Uma forma de ver “A Zona de Interesse”, novo filme de Jonathan Glazer, é lê-lo como a observação de uma família que encontra um paraíso e se empenha em mantê-lo. Essa leitura simples, no entanto, é um tanto míope: o novo projeto do cineasta britânico, ganhador do Grand Prix em Cannes e exibido no Festival de Londres deste ano, é na verdade um retrato incômodo da banalidade do mal.  

O longa acompanha os esforços de Rudolf e Hedwig Höss (Christian Friedel e Sandra Hüller) para construir uma vida idílica junto dos filhos em uma casa de campo nos anos 1940. No entanto, o contexto altera dramaticamente esta premissa simples: Rudolf é um membro do alto comando nazista e seu pequeno Éden fica em Auschwitz, cujo campo de concentração ele comandava.  

O roteiro, escrito por Jonathan Glazer, adapta muito livremente o romance homônimo de Martin Amis. Em um estilo que remete à Stanley Kubrick em “O Iluminado”, o diretor ignora o triângulo amoroso, o centro do livro e, com isso, extirpa do material boa parte do que poderia ser considerado uma trama. O que fica é um estudo da rotina, das horas sem nada, das festas de bairro, da intimidade conjugal de genocidas. 

CAMINHO OUSADO 

O grande trunfo de “A Zona de Interesse” é evitar um discurso inflamado contra esses personagens e deixar que os detalhes falem por si só. Esse distanciamento narrativo é amplificado pelo trabalho do diretor de fotografia Łukasz Żal, que usa de câmeras estáticas e até de visão termal para dar um tom de circuito de segurança ao longa. 

Essas descrições podem dar a impressão de que pouco ou nada acontece em “A Zona de Interesse” – o que, de certa forma, é correto. Porém, a tensão causada por esses seres de dúbia moralidade é suficiente para manter o público com olhos grudados na tela durante os enxutos 106 minutos de projeção. 

Momentos particularmente difíceis não faltam: logo no início do filme, Hedwig se apropria de bens de judeus como se estivesse fazendo compras; mais tarde, Rudolf discute casualmente os benefícios de novas câmaras de gás. A todo momento, o simples muro que separa a casa de uma das maiores tragédias da história serve como pano de fundo, nunca recebendo particular importância.  

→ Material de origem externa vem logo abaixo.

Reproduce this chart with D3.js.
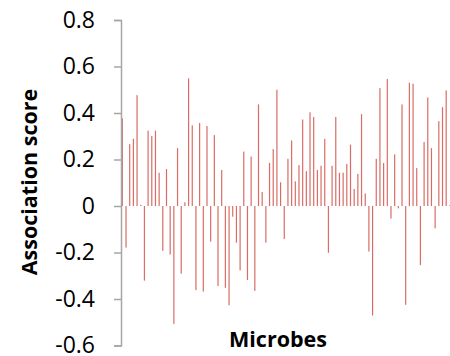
<!DOCTYPE html>
<html>
<head>
<meta charset="utf-8">
<script src="https://cdn.jsdelivr.net/npm/d3@7"></script>
<style>
  body { margin: 0; background: #fff; }
</style>
</head>
<body>
<div id="chart"></div>
<script>
// association score per microbe
let scores = [
  0.377, -0.179, 0.266, 0.289, 0.477, 0.005, -0.321, 0.324, 0.301, 0.324,
  0.143, -0.193, 0.159, -0.209, -0.507, 0.249, -0.291, 0.016, 0.549, 0.347,
  -0.362, 0.357, -0.368, 0.344, -0.153, 0.305, -0.344, 0.155, -0.352, -0.427,
  -0.046, -0.158, -0.277, 0.234, -0.318, 0.213, -0.365, 0.437, 0.060, -0.158,
  0.185, 0.245, 0.500, 0.102, -0.142, 0.203, 0.282, 0.106, 0.176, 0.372,
  0.150, 0.403, 0.383, 0.155, 0.173, 0.289, -0.201, 0.173, 0.383, 0.143,
  0.143, 0.181, 0.264, 0.073, 0.138, 0.395, 0.054, -0.196, -0.471, 0.203,
  0.507, 0.185, 0.546, -0.054, 0.222, -0.010, 0.437, -0.425, 0.530, 0.526,
  0.163, -0.254, 0.275, 0.467, 0.249, -0.096, 0.365, 0.425, 0.497, 0.004
];
let microbes = scores.map(function (d, i) { return "M" + (i + 1); });
let yTicks = [-0.6, -0.4, -0.2, 0, 0.2, 0.4, 0.6, 0.8];

let width = 450;
let height = 356;

let svg = d3.select("#chart")
  .append("svg")
  .attr("width", width)
  .attr("height", height);

let x = d3.scaleBand()
  .domain(microbes)
  .range([120.5, 451.7]);

let y = d3.scaleLinear()
  .domain([-0.6, 0.8])
  .range([345.5, 20]);

let barW = 1.2;

svg.selectAll(".bar")
  .data(scores)
  .enter()
  .append("rect")
  .attr("class", "bar")
  .attr("x", function (d, i) { return x(microbes[i]) + x.bandwidth() / 2 - barW / 2; })
  .attr("y", function (d) { return y(Math.max(0, d)); })
  .attr("width", barW)
  .attr("height", function (d) { return Math.abs(y(d) - y(0)); })
  .attr("fill", "#d96d66");

let yAxis = svg.append("g")
  .attr("transform", "translate(121,0)")
  .call(d3.axisLeft(y)
    .tickValues(yTicks)
    .tickSize(7)
    .tickPadding(19)
    .tickFormat(function (d) { return String(+d.toFixed(1)); }));

yAxis.select(".domain")
  .attr("stroke", "#a6a6a6")
  .attr("stroke-width", 1.5);
yAxis.selectAll(".tick line")
  .attr("stroke", "#a6a6a6")
  .attr("stroke-width", 1.5);
yAxis.selectAll(".tick text")
  .attr("font-family", "Open Sans, sans-serif")
  .attr("font-size", 23)
  .attr("fill", "#000");

svg.append("text")
  .attr("transform", "translate(37,182) rotate(-90)")
  .attr("text-anchor", "middle")
  .attr("font-family", "Open Sans, sans-serif")
  .attr("font-weight", "bold")
  .attr("font-size", 21.5)
  .text("Association score");

svg.append("text")
  .attr("x", 278)
  .attr("y", 347)
  .attr("text-anchor", "middle")
  .attr("font-family", "Open Sans, sans-serif")
  .attr("font-weight", "bold")
  .attr("font-size", 21.5)
  .text("Microbes");
</script>
</body>
</html>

O longa, como seus protagonistas, não tem nenhum interesse em olhar para dentro do muro – o que reflete boa parte da mentalidade da população alemã da época. Na mesma linha, a violência aqui é largamente representada através de ruídos e gritos que vêm de fora de cena, reforçando a clássica regra cinematográfica que diz que o não-visto é a coisa mais assustadora.  

Essa decisão estilística reaviva a velha questão: como representar uma atrocidade como o Holocausto? Filmes como “Noite e Neblina”, de Alain Resnais, e “Shoah”, de Claude Lanzmann, argumentaram que ela não deve ser mostrada, mas fizeram isso defendendo as vítimas. “A Zona de Interesse” toma a mesma atitude – mas ousa ao mostrar o ponto de vista dos responsáveis.